• [What to work on]:
Collect each line containing "page".

• [Dataset excerpts]:
..............................

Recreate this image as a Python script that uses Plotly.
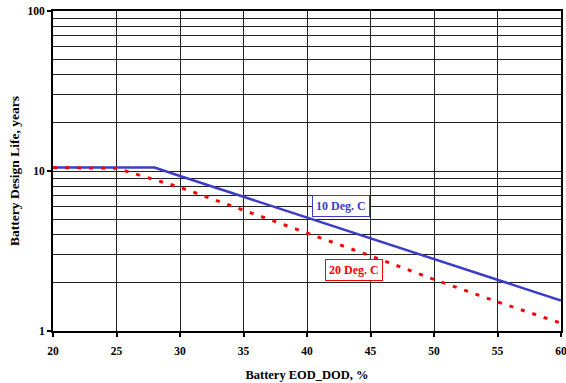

..............................

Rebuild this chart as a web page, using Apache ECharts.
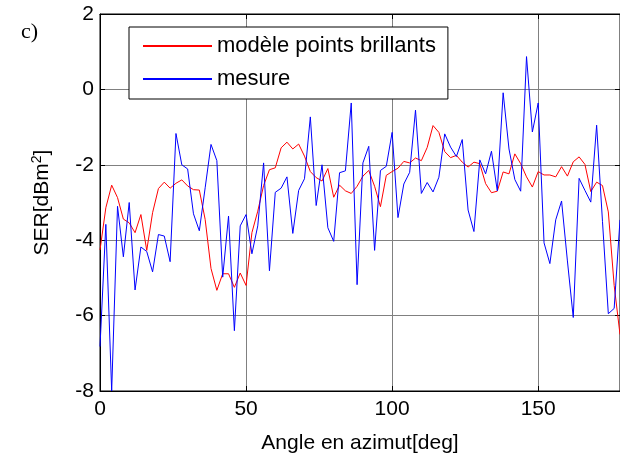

..............................

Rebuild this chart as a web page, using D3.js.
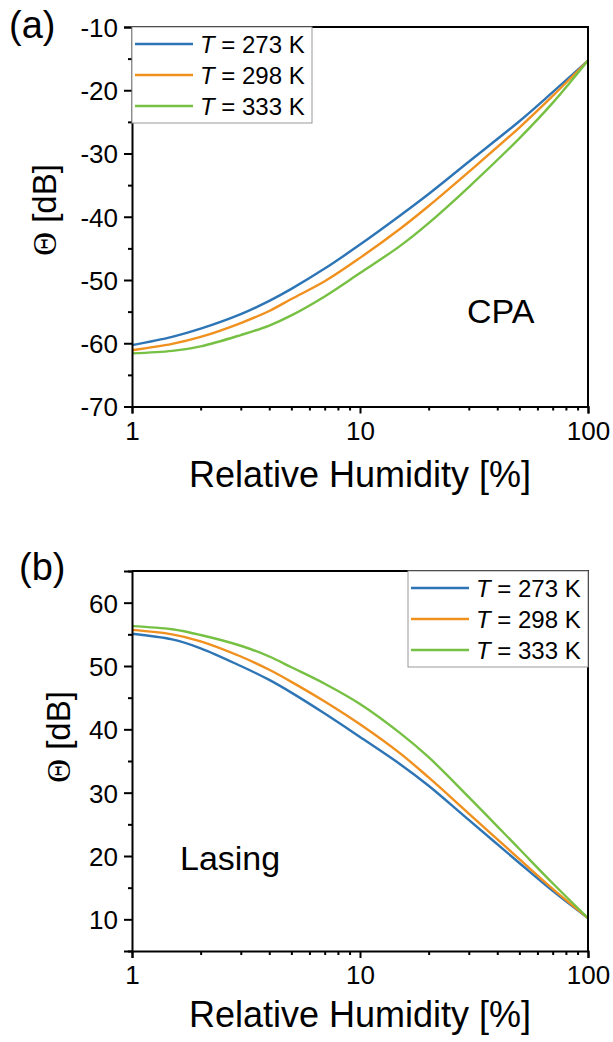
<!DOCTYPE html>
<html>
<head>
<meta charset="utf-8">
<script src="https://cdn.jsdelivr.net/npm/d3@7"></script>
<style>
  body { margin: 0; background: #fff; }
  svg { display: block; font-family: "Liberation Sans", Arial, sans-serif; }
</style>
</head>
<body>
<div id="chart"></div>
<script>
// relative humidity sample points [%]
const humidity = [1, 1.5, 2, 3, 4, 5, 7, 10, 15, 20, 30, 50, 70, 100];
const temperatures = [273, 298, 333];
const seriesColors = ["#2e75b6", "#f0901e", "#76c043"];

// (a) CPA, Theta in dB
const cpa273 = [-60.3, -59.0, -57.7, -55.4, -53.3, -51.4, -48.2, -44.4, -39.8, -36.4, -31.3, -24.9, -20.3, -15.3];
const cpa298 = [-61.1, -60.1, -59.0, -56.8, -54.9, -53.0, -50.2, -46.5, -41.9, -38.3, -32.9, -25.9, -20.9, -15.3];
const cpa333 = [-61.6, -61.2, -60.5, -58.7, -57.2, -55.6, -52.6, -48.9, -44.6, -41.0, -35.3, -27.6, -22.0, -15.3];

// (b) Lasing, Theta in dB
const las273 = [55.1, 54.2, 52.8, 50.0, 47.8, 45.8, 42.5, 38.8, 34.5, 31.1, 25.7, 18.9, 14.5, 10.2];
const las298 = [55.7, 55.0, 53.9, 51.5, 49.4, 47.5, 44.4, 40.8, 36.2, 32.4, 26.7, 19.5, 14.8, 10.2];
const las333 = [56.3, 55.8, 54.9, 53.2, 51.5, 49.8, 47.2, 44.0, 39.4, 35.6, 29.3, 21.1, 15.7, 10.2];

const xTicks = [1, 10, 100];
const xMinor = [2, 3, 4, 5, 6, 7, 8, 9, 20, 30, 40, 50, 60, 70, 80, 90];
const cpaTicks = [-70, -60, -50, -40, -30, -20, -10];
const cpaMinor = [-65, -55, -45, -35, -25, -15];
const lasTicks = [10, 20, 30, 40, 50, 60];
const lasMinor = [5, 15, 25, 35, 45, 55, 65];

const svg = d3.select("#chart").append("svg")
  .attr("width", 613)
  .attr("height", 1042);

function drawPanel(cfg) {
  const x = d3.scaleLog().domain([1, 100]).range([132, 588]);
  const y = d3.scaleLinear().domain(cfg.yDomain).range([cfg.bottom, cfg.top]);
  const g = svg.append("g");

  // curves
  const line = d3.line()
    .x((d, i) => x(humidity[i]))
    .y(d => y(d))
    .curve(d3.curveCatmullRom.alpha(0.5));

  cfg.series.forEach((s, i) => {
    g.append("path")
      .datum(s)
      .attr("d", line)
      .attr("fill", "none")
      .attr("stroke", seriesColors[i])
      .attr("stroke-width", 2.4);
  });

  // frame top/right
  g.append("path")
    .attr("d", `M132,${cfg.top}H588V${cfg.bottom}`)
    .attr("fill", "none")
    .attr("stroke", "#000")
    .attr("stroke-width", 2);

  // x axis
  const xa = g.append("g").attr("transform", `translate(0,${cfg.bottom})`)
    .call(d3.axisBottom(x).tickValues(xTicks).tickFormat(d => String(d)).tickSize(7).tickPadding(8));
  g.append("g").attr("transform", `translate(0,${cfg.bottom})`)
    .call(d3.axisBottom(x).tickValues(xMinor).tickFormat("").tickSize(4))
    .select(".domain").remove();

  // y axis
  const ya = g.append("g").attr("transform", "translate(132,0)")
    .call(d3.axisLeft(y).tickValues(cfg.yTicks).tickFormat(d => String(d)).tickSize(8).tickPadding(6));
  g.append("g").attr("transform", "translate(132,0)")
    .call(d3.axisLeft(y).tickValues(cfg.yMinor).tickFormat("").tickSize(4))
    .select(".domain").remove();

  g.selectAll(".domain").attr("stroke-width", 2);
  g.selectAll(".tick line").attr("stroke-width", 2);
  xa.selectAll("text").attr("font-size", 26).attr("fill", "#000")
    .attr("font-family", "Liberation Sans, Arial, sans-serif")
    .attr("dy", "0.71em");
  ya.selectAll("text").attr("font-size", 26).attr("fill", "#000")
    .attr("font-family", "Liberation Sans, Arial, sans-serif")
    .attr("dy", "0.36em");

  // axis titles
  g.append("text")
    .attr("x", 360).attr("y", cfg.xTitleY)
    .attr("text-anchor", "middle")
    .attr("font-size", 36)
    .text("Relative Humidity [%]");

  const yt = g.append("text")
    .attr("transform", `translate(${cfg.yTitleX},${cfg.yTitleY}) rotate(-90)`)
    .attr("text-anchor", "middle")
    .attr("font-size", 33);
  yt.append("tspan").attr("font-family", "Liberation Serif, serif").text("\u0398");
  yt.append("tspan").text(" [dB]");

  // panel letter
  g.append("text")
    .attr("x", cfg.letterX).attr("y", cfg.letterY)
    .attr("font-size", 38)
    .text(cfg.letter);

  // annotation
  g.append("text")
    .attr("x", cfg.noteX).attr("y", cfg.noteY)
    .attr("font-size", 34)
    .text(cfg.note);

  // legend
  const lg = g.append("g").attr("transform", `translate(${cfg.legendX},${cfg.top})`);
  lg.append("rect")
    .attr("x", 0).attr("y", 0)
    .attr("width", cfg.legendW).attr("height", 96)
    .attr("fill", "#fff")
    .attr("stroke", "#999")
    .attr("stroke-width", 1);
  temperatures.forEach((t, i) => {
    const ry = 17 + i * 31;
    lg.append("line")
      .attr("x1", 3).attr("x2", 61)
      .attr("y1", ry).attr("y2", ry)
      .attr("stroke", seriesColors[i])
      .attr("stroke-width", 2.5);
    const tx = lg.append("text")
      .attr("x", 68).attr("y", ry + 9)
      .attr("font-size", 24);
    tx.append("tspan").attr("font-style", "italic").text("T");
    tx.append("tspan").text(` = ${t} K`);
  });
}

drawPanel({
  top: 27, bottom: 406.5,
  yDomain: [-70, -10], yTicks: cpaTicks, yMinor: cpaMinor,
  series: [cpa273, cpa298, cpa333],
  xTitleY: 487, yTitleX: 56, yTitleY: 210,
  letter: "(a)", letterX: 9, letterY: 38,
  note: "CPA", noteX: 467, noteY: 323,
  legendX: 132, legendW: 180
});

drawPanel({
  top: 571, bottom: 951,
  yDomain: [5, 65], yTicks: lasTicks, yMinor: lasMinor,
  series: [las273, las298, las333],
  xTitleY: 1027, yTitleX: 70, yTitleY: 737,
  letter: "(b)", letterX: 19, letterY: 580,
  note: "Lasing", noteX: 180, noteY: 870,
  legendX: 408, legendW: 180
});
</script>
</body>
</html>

..............................

• [Solved exercise]:
Rebuild this chart as a web page, using Apache ECharts.
Rebuild this chart as a web page, using D3.js.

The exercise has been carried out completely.